Camera Spotted In Room Of Massage Parlor Not Illegal, Police Say
TULSA, Oklahoma - Two young women get massages at a south Tulsa business, only to discover afterward, there was a camera in the room that had recorded them getting undressed and being exposed.
While it may sound invasive, it’s not illegal. The law is written right now, having a camera in a room where you're getting naked is not against the law.
Kelly and Harlee said they wanted a massage, found a place with good Facebook and Google reviews and made an appointment for Friday evening.
They said some things made them uncomfortable - the workers didn't leave the room when the girls got undressed. The workers exposed Kelley's bare behind and Harlee's breasts, but, the girls thought they were safe because they were together in the same room.
That's when Kelley saw the camera.
“I look up and that’s when I see the camera,” she said. "We were sick immediately, just sick. We couldn't believe it."
They paid, left, then posted about it on Facebook, asking people if what they'd experienced was normal.
Several people told the girls to call the police, and they did.
Officers said they found the camera and a video of the girls, exposed.

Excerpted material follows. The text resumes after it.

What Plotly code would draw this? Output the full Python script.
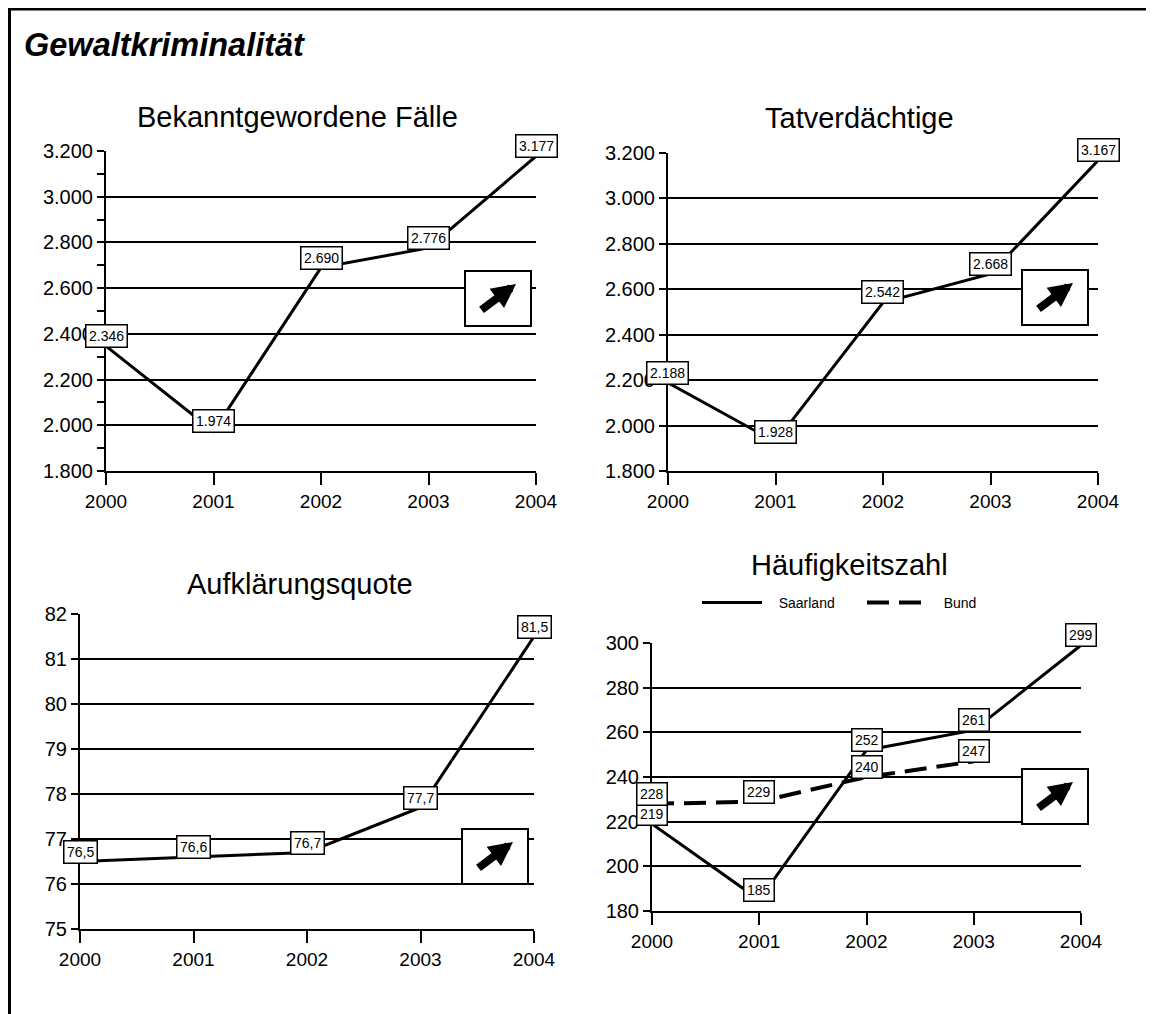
import plotly.graph_objects as go

W, H = 1154, 1014
OFF = 8  # the page body margin shifts the figure by 8px

years = [2000, 2001, 2002, 2003, 2004]
bund_years = [2000, 2001, 2002, 2003]
faelle = [2346, 1974, 2690, 2776, 3177]
tatverdaechtige = [2188, 1928, 2542, 2668, 3167]
aufklaerung = [76.5, 76.6, 76.7, 77.7, 81.5]
hz_saarland = [219, 185, 252, 261, 299]
hz_bund = [228, 229, 240, 247]

main_title = "Gewaltkriminalität"
panel_titles = ["Bekanntgewordene Fälle", "Tatverdächtige", "Aufklärungsquote", "Häufigkeitszahl"]
legend_names = ["Saarland", "Bund"]

FONT = "Liberation Sans, Arial, sans-serif"
NBSP = "\u00a0"


def px(x):
    return (x - OFF) / W


def py(y):
    return 1 - (y - OFF) / H


def fmt_int(v):
    return f"{v:,}".replace(",", ".")


def fmt_dec(v):
    return f"{v:.1f}".replace(".", ",")


# Pixel layout of each panel: plot area, y-range, title centre, arrow box corner
panels = [
    dict(x0=106, x1=536, top=151, bottom=471, yr=[1800, 3200], dtick=200, minor=True,
         title=(297, 117), box=(465, 271)),
    dict(x0=668, x1=1098, top=153, bottom=471, yr=[1800, 3200], dtick=200, minor=False,
         title=(859, 118), box=(1022, 270)),
    dict(x0=80, x1=534, top=614, bottom=929, yr=[75, 82], dtick=1, minor=False,
         title=(300, 584), box=(462, 829)),
    dict(x0=652, x1=1081, top=643, bottom=911, yr=[180, 300], dtick=20, minor=False,
         title=(850, 565), box=(1022, 769)),
]

series = [
    [(panel_titles[0], years, faelle, "solid", 3, fmt_int, False)],
    [(panel_titles[1], years, tatverdaechtige, "solid", 3, fmt_int, False)],
    [(panel_titles[2], years, aufklaerung, "solid", 3, fmt_dec, False)],
    [(legend_names[0], years, hz_saarland, "solid", 3, fmt_int, True),
     (legend_names[1], bund_years, hz_bund, "22px,10px", 4, fmt_int, True)],
]

fig = go.Figure()
annotations = []
shapes = []

for i, (p, sers) in enumerate(zip(panels, series), start=1):
    xa, ya = f"x{i}", f"y{i}"
    for name, xs, ys, dash, lw, fmt, legend in sers:
        fig.add_trace(go.Scatter(
            x=xs, y=ys, name=NBSP * 3 + name if legend else name,
            mode="lines", xaxis=xa, yaxis=ya,
            line=dict(color="black", width=lw, dash=dash),
            showlegend=legend, hoverinfo="skip",
        ))
        for xv, yv in zip(xs, ys):
            annotations.append(dict(
                x=xv, y=yv, xref=xa, yref=ya, text=fmt(yv), showarrow=False,
                yshift=10, font=dict(size=14, color="black", family=FONT),
                bgcolor="white", bordercolor="black", borderwidth=1.5, borderpad=2.5,
            ))

    xkey = "xaxis" if i == 1 else f"xaxis{i}"
    ykey = "yaxis" if i == 1 else f"yaxis{i}"
    fig.layout[xkey] = dict(
        domain=[px(p["x0"]), px(p["x1"])], anchor=ya, range=[2000, 2004],
        tickvals=years, tickformat="d", ticks="outside", ticklen=12, tickwidth=2,
        tickcolor="black", showline=True, linewidth=2, linecolor="black",
        showgrid=False, zeroline=False, tickfont=dict(size=19, color="black"),
        fixedrange=True, automargin=False,
    )
    yaxis = dict(
        domain=[py(p["bottom"]), py(p["top"])], anchor=xa, range=p["yr"],
        dtick=p["dtick"], tick0=p["yr"][0], tickformat=",d", ticks="outside",
        ticklen=7, tickwidth=2, tickcolor="black", showline=True, linewidth=2,
        linecolor="black", showgrid=True, gridcolor="black", gridwidth=1.5,
        zeroline=False, tickfont=dict(size=20, color="black"), fixedrange=True,
        automargin=False,
    )
    if p["minor"]:
        yaxis["minor"] = dict(dtick=100, ticks="outside", ticklen=7, tickwidth=2,
                              tickcolor="black", showgrid=False)
    fig.layout[ykey] = yaxis

    tx, ty = p["title"]
    annotations.append(dict(
        x=px(tx), y=py(ty), xref="paper", yref="paper", text=panel_titles[i - 1],
        showarrow=False, xanchor="center", yanchor="middle",
        font=dict(size=29, color="black", family=FONT),
    ))

    # trend box with arrow
    bx, by = p["box"]
    shapes.append(dict(
        type="rect", xref="paper", yref="paper",
        x0=px(bx), x1=px(bx + 66), y0=py(by + 55), y1=py(by),
        fillcolor="white", line=dict(color="black", width=2), layer="above",
    ))
    annotations.append(dict(
        x=px(bx + 51), y=py(by + 13), xref="paper", yref="paper", text="",
        showarrow=True, ax=-36, ay=27, arrowhead=2, arrowsize=0.6,
        arrowwidth=8, arrowcolor="black", standoff=0, startstandoff=0,
    ))

annotations.append(dict(
    x=px(22), y=py(45), xref="paper", yref="paper",
    text=f"<b><i>{main_title}</i></b>", showarrow=False,
    xanchor="left", yanchor="middle", font=dict(size=32.5, color="black", family=FONT),
))

# outer frame (top and left edge)
shapes.append(dict(type="line", xref="paper", yref="paper",
                   x0=px(9.5), x1=px(9.5), y0=0, y1=py(9),
                   line=dict(color="black", width=3)))
shapes.append(dict(type="line", xref="paper", yref="paper",
                   x0=px(8), x1=1, y0=py(9), y1=py(9),
                   line=dict(color="black", width=3)))

fig.update_layout(
    width=W, height=H,
    margin=dict(l=0, r=0, t=0, b=0, pad=0, autoexpand=False),
    paper_bgcolor="white", plot_bgcolor="white",
    font=dict(family=FONT, color="black"),
    separators=",.",
    annotations=annotations, shapes=shapes,
    legend=dict(
        orientation="h", x=px(697), xanchor="left", y=py(603), yanchor="middle",
        font=dict(size=14, color="black"), bgcolor="rgba(0,0,0,0)",
        itemwidth=60, entrywidth=90,
    ),
)

fig.write_html("out.html")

Kelley: "We'd been in denial, it wasn't recording. This doesn't happen to us," Kelley said.
I went to the business, WD Massage at 69th and Lewis, and asked to see the room.
Lori: "Is this where you did the girls?”
Lori: "Is there a camera in here?"
We didn't see a camera in the ceiling and a woman who said she was the owner, who didn't speak much English, seemed to say there wasn't one, but then we spotted it sitting in the same room.
Lori: "Oh, here's the camera. Is this the one that was in the ceiling?”
Owner: "Yea, camera, camera."
Lori: "Was it here?"
Owner: "No, it was here."
Lori: "Oh, over here."
Police and prosecutors said the way the peeping tom law is written right now, for this to be illegal, the camera must be hidden or the video disseminated.
They said this camera was not hidden and it doesn't appear the video was sent anywhere.
Everyone I talked to said there is a moral obligation to tell someone they're being videotaped while getting undressed, but, currently, not a legal one.
The state licensing board said one of the workers listed on the police report is not licensed to do massage.
Kelley and Harlee plan to file a complaint with the state board and they want to see the law changed, but, right now, their only option may be in civil court with a lawsuit.